I have a btrfs root partition with an @
root subvolume and an @home
subvolume and I do auto-snapshots during updates and timeshift scheduled snapshots, both of which are saved on the same drive. This is great but I want to have extra redundancy in case of a drive failure.
In my last setup on Debian, I used the ext4 filesystem and put my timeshift rsync backups on an external drive.
How can I do something similar, i.e. backup to an external drive, while still taking snapshots on the root device?
In addition to the system device, which is a 1TB SSD formated as btrfs, I have a 2 TB HDD currently formatted with two NTFS paritions since I dual boot windows as well. Now I would be willing to completely move to a linux filesystem on that drive but I don't know how I would handle backing up the root drive. I thought about doing a disk image onto the HDD with dd
but if I do this, I would (a) loose an extra TB of storage if I understand correctly how dd
works and (b) would not now how to restore from the image. Ideally, I would like to have a btrfs partition on the second drive for backups of the root device only and a second (e.g. ext4 or ntfs) partition just for overflow data storage.
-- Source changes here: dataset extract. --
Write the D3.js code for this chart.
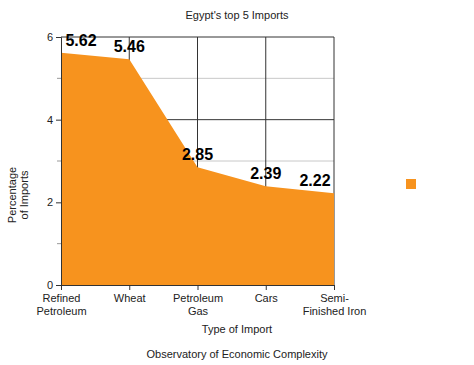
<!DOCTYPE html>
<html>
<head>
<meta charset="utf-8">
<script src="https://cdn.jsdelivr.net/npm/d3@7"></script>
<style>
  body { margin: 0; background: #fff; }
  svg { font-family: "Liberation Sans", Arial, sans-serif; }
</style>
</head>
<body>
<svg id="chart" width="474" height="365"></svg>
<script>
// data
const categories = [['Refined', 'Petroleum'], ['Wheat'], ['Petroleum', 'Gas'], ['Cars'], ['Semi-', 'Finished Iron']];
const values = [5.62, 5.46, 2.85, 2.39, 2.22];
const yTicks = [0, 2, 4, 6];
const yMinor = [1, 3, 5];

const svg = d3.select('#chart');
const W = 474;
const margin = { top: 37, left: 61, right: 140, bottom: 80 };
const width = 334 - margin.left;
const height = 285 - margin.top;

const x = d3.scalePoint()
  .domain(d3.range(values.length))
  .range([0, width]);

const y = d3.scaleLinear()
  .domain([0, 6])
  .range([height, 0]);

const g = svg.append('g')
  .attr('transform', `translate(${margin.left},${margin.top})`);

// light grid at odd values
g.selectAll('.minor')
  .data(yMinor)
  .join('line')
  .attr('x1', 0).attr('x2', width)
  .attr('y1', d => y(d)).attr('y2', d => y(d))
  .attr('stroke', '#c8c8c8').attr('stroke-width', 1);

// dark grid
g.selectAll('.major')
  .data(yTicks.filter(d => d > 0))
  .join('line')
  .attr('x1', 0).attr('x2', width)
  .attr('y1', d => y(d)).attr('y2', d => y(d))
  .attr('stroke', '#333').attr('stroke-width', 1);

g.selectAll('.vgrid')
  .data(d3.range(1, values.length))
  .join('line')
  .attr('x1', d => x(d)).attr('x2', d => x(d))
  .attr('y1', 0).attr('y2', height)
  .attr('stroke', '#333').attr('stroke-width', 1);

// area
const area = d3.area()
  .x((d, i) => x(i))
  .y0(height)
  .y1(d => y(d));

g.append('path')
  .datum(values)
  .attr('d', area)
  .attr('fill', '#f7931e');

// y axis
const yAxis = d3.axisLeft(y).tickValues(yTicks).tickFormat(d3.format('d')).tickSize(5).tickPadding(3);
const ya = g.append('g').call(yAxis);
ya.selectAll('text').attr('font-size', 11).attr('fill', '#222').attr('font-family', 'Liberation Sans, Arial, sans-serif');
ya.select('.domain').attr('stroke', '#333');
ya.selectAll('.tick line').attr('stroke', '#333');

g.selectAll('.ymin')
  .data(yMinor)
  .join('line')
  .attr('x1', -4).attr('x2', 0)
  .attr('y1', d => y(d)).attr('y2', d => y(d))
  .attr('stroke', '#999');

// x axis
const xAxis = d3.axisBottom(x).tickSize(5).tickFormat('');
const xa = g.append('g').attr('transform', `translate(0,${height})`).call(xAxis);
xa.select('.domain').attr('stroke', '#333');
xa.selectAll('.tick line').attr('stroke', '#333');

xa.selectAll('.tick')
  .append('text')
  .attr('text-anchor', 'middle')
  .attr('font-size', 11)
  .attr('fill', '#222')
  .selectAll('tspan')
  .data((d, i) => categories[i])
  .join('tspan')
  .attr('x', 0)
  .attr('y', (d, i) => 17 + i * 13)
  .text(d => d);

// value labels
g.selectAll('.val')
  .data(values)
  .join('text')
  .attr('x', (d, i) => {
    if (i === 0) return x(i) + 20;
    if (i === values.length - 1) return x(i) - 19;
    return x(i);
  })
  .attr('y', d => y(d) - 7)
  .attr('text-anchor', 'middle')
  .attr('font-size', 16)
  .attr('font-weight', 'bold')
  .attr('fill', '#000')
  .text(d => d.toFixed(2));

// titles
svg.append('text')
  .attr('x', W / 2).attr('y', 19)
  .attr('text-anchor', 'middle')
  .attr('font-size', 11)
  .attr('fill', '#222')
  .text("Egypt's top 5 Imports");

svg.append('text')
  .attr('x', W / 2).attr('y', 333)
  .attr('text-anchor', 'middle')
  .attr('font-size', 11)
  .attr('fill', '#222')
  .text('Type of Import');

svg.append('text')
  .attr('x', W / 2).attr('y', 358)
  .attr('text-anchor', 'middle')
  .attr('font-size', 11)
  .attr('fill', '#222')
  .text('Observatory of Economic Complexity');

const yt = svg.append('text')
  .attr('transform', 'translate(16,195) rotate(-90)')
  .attr('text-anchor', 'middle')
  .attr('font-size', 11)
  .attr('fill', '#222');
yt.append('tspan').attr('x', 0).attr('y', 0).text('Percentage');
yt.append('tspan').attr('x', 0).attr('y', 12).text('of Imports');

// legend
svg.append('rect')
  .attr('x', 406).attr('y', 179)
  .attr('width', 10).attr('height', 10)
  .attr('fill', '#f7931e');
</script>
</body>
</html>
Essentially my question is: How can I facilitate a backup of my already "snapshotting" root partition (and also know how to restore from it)?
EDIT: My solution
The solution I came up with uses btrbk
, which is a single perl script that manages snapshots and automatically sends them to another drive. I documented the setup on my github account here.
btrbk
runs using a single config file to specify snapshot and backup locations as well as retention policies. I schedule the backup process using crontab. It is a little work to set it up for beginners but much more rewarding in the learning process than simply using snapper or timeshift.